Suppose $(X_{n})_{n \in \mathbb{N}}$ is a discrete time Markov chain with countable state space and transition matrix $P$. Suppose $\mu$ is a stationary distribution, i.e., as a row vector, $\mu = \mu P$. How do I show there is no zero element in the vector $\mu$?

Answer 1

Suppose the contrary, so $\mu_a = 0$ for some $a$. $\mu$ certainly can't be a zero vector, so there exists $b$ with $\mu_b \not = 0$. Using the definition of an irreducible Markov chain, we know there's some finite sequence $s_0, s_1, \cdots, s_n$ satisfying $s_0 = b$, $s_n = a$, and $P_{s_{k+1} s_k} \neq 0$ for all $0 \le k < n$.
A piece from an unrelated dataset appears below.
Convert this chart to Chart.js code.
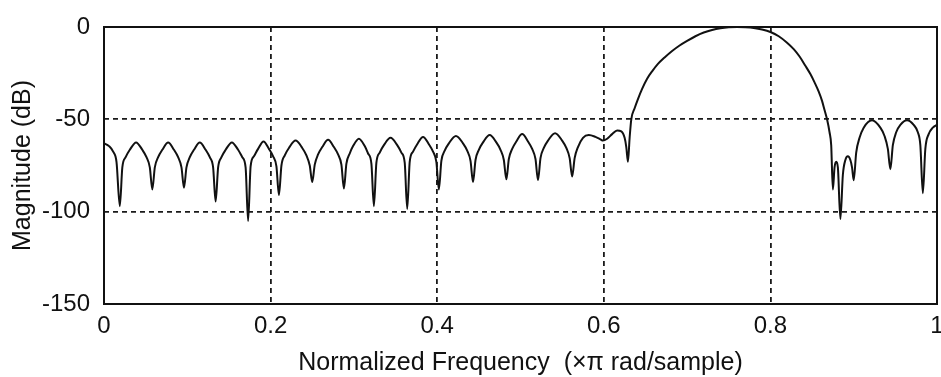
<!DOCTYPE html>
<html>
<head>
<meta charset="utf-8">
<script src="https://cdn.jsdelivr.net/npm/chart.js@4.4.1/dist/chart.umd.min.js"></script>
<style>
  html, body { margin: 0; padding: 0; background: #fff; }
  #wrap { width: 941px; height: 377px; }
</style>
</head>
<body>
<div id="wrap"><canvas id="myChart" width="941" height="377"></canvas></div>
<script>
// normalized frequency (x pi rad/sample)
const freq = [
  0.000, 0.006, 0.011, 0.015, 0.019,
  0.022, 0.026, 0.031, 0.0385, 0.046, 0.051, 0.055, 0.058,
  0.061, 0.065, 0.070, 0.077, 0.084, 0.089, 0.093, 0.096,
  0.099, 0.103, 0.108, 0.115, 0.122, 0.127, 0.131, 0.134,
  0.137, 0.141, 0.146, 0.1535, 0.161, 0.166, 0.170, 0.173,
  0.176, 0.180, 0.185, 0.1915, 0.198, 0.203, 0.207, 0.210,
  0.213, 0.217, 0.222, 0.230, 0.238, 0.243, 0.247, 0.250,
  0.253, 0.257, 0.262, 0.269, 0.276, 0.281, 0.285, 0.288,
  0.291, 0.295, 0.299, 0.306, 0.313, 0.317, 0.321, 0.324,
  0.327, 0.331, 0.336, 0.344, 0.352, 0.357, 0.361, 0.364,
  0.367, 0.371, 0.376, 0.383, 0.390, 0.395, 0.399, 0.402,
  0.405, 0.409, 0.414, 0.4225, 0.431, 0.436, 0.440, 0.443,
  0.446, 0.450, 0.455, 0.463, 0.471, 0.476, 0.480, 0.483,
  0.486, 0.490, 0.495, 0.502, 0.509, 0.514, 0.518, 0.521,
  0.524, 0.528, 0.533, 0.5415, 0.550, 0.555, 0.559, 0.562,
  0.565, 0.569, 0.575, 0.582, 0.590, 0.596, 0.599,
  0.604, 0.610, 0.616, 0.621, 0.625, 0.627, 0.629,
  0.631, 0.633, 0.637, 0.641, 0.646, 0.652, 0.658, 0.665, 0.673, 0.682,
  0.691, 0.700, 0.710, 0.720, 0.730, 0.740, 0.750, 0.760, 0.770, 0.780,
  0.790, 0.800, 0.810, 0.820, 0.828, 0.835, 0.842, 0.848, 0.853, 0.858,
  0.862, 0.865, 0.868, 0.871, 0.873, 0.875, 0.877, 0.879, 0.881, 0.884,
  0.887, 0.890, 0.893, 0.896, 0.898, 0.900,
  0.903, 0.907, 0.912, 0.922, 0.932, 0.937, 0.941, 0.944,
  0.947, 0.951, 0.956, 0.964, 0.972, 0.977, 0.980, 0.983,
  0.986, 0.990, 0.995, 1.000,
];

// magnitude in dB at each frequency above
const magnitude = [
  -63, -64.5, -67.5, -73, -97,
  -76, -70.5, -66.5, -62.5, -66.5, -70.5, -76, -88,
  -76, -70.5, -66.5, -62.5, -66.5, -70.5, -76, -87,
  -76, -70.5, -66.5, -62.5, -66.5, -70.5, -76, -94.5,
  -76, -70.5, -66.5, -62.5, -66.5, -70.5, -76, -105,
  -75.5, -70, -66, -62, -66, -70, -75.5, -91,
  -75, -69.5, -65.5, -61.5, -65.5, -69.5, -75, -84,
  -74.5, -69, -65, -61, -65, -69, -74.5, -87.5,
  -74, -68.5, -64.5, -60.5, -64.5, -68.5, -74, -97,
  -73.5, -68, -64, -60, -64, -68, -73.5, -98.5,
  -73, -67.5, -63.5, -59.5, -63.5, -67.5, -73, -88,
  -72.5, -67, -63, -59, -63, -67, -72.5, -84,
  -72, -66.5, -62.5, -58.5, -62.5, -66.5, -72, -82.5,
  -71.5, -66, -62, -58, -62, -66, -71.5, -83,
  -71, -65.5, -61.5, -57.5, -61.5, -65.5, -71, -81,
  -71, -65, -60, -58.5, -59.5, -60.8, -61.5,
  -60.5, -58, -56, -56.5, -60, -65, -73,
  -60, -50, -44, -39, -33.5, -28, -24, -20, -16.5, -13,
  -10, -7.5, -5, -3, -1.6, -0.7, -0.2, 0, -0.2, -0.6,
  -1.4, -2.7, -5, -8.5, -12, -16, -21, -25.5, -30, -35,
  -40, -45, -50, -57, -64, -88, -76, -73, -76, -104,
  -80, -72, -70, -72, -76, -83,
  -68, -60, -54.5, -50.5, -54.5, -59, -66, -77,
  -64, -57, -53, -50.5, -53, -57, -64, -90,
  -66, -58, -54.5, -53,
];

const xTicks = [0, 0.2, 0.4, 0.6, 0.8, 1];
const yTicks = [-150, -100, -50, 0];

const xTitle = "Normalized Frequency  (\u00d7\u03c0 rad/sample)";
const yTitle = "Magnitude (dB)";

const framePlugin = {
  id: "frame",
  afterDraw(chart) {
    const { ctx, chartArea } = chart;
    ctx.save();
    ctx.strokeStyle = "#111";
    ctx.lineWidth = 2;
    ctx.setLineDash([]);
    ctx.strokeRect(
      chartArea.left,
      chartArea.top,
      chartArea.right - chartArea.left,
      chartArea.bottom - chartArea.top
    );
    ctx.restore();
  },
};

function createChart() {
  Chart.defaults.font.family = "'Liberation Sans', Arial, sans-serif";
  Chart.defaults.color = "#111";

  const points = freq.map((f, i) => ({ x: f, y: magnitude[i] }));

  const ctx = document.getElementById("myChart").getContext("2d");
  new Chart(ctx, {
    type: "line",
    data: {
      datasets: [
        {
          data: points,
          borderColor: "#111",
          borderWidth: 2,
          pointRadius: 0,
          fill: false,
          cubicInterpolationMode: "monotone",
        },
      ],
    },
    options: {
      responsive: false,
      animation: false,
      devicePixelRatio: 1,
      layout: { padding: { top: 27, right: 4, left: 0, bottom: 0 } },
      scales: {
        x: {
          type: "linear",
          min: 0,
          max: 1,
          afterBuildTicks: (axis) => {
            axis.ticks = xTicks.map((v) => ({ value: v }));
          },
          afterFit: (axis) => {
            axis.height = 73;
            axis.paddingLeft = 0;
            axis.paddingRight = 0;
          },
          ticks: {
            font: { size: 24, lineHeight: 1 },
            padding: 10,
            maxRotation: 0,
            autoSkip: false,
            callback: (v) => String(v),
          },
          grid: {
            drawTicks: false,
            lineWidth: 1.8,
            color: (c) =>
              c.tick && (c.tick.value === 0 || c.tick.value === 1) ? "transparent" : "#1a1a1a",
          },
          border: { display: false, dash: [5, 4] },
          title: {
            display: true,
            text: xTitle,
            font: { size: 25, lineHeight: 1 },
            padding: { top: 0, bottom: 1 },
          },
        },
        y: {
          min: -150,
          max: 0,
          afterBuildTicks: (axis) => {
            axis.ticks = yTicks.map((v) => ({ value: v }));
          },
          afterFit: (axis) => {
            axis.width = 104;
            axis.paddingTop = 0;
            axis.paddingBottom = 0;
          },
          ticks: {
            font: { size: 24, lineHeight: 1 },
            padding: 14,
            callback: (v) => String(v),
          },
          grid: {
            drawTicks: false,
            lineWidth: 1.8,
            color: (c) =>
              c.tick && (c.tick.value === 0 || c.tick.value === -150) ? "transparent" : "#1a1a1a",
          },
          border: { display: false, dash: [5, 4] },
          title: {
            display: true,
            text: yTitle,
            font: { size: 25, lineHeight: 1 },
            padding: { top: 11, bottom: 0 },
          },
        },
      },
      plugins: {
        legend: { display: false },
        tooltip: { enabled: false },
      },
    },
    plugins: [framePlugin],
  });
}

createChart();
</script>
</body>
</html>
We then have $(P \mu)_{s_1} = \sum_k P_{s_1 k} \mu_k \ge P_{s_1 s_0} \mu_{s_0} > 0$. By basically the same argument, $(P^2 \mu)_{s_2} > 0$, and inductively we find $(P^n \mu)_{s_n} > 0$. On the other hand we know $\mu$ is a stationary distribution, so $P^n \mu = \mu$ and thus $(P^n \mu)_{s_n} = \mu_{s_n} = \mu_a = 0$. That's a contradiction, so $\mu$ must have all entries nonzero after all.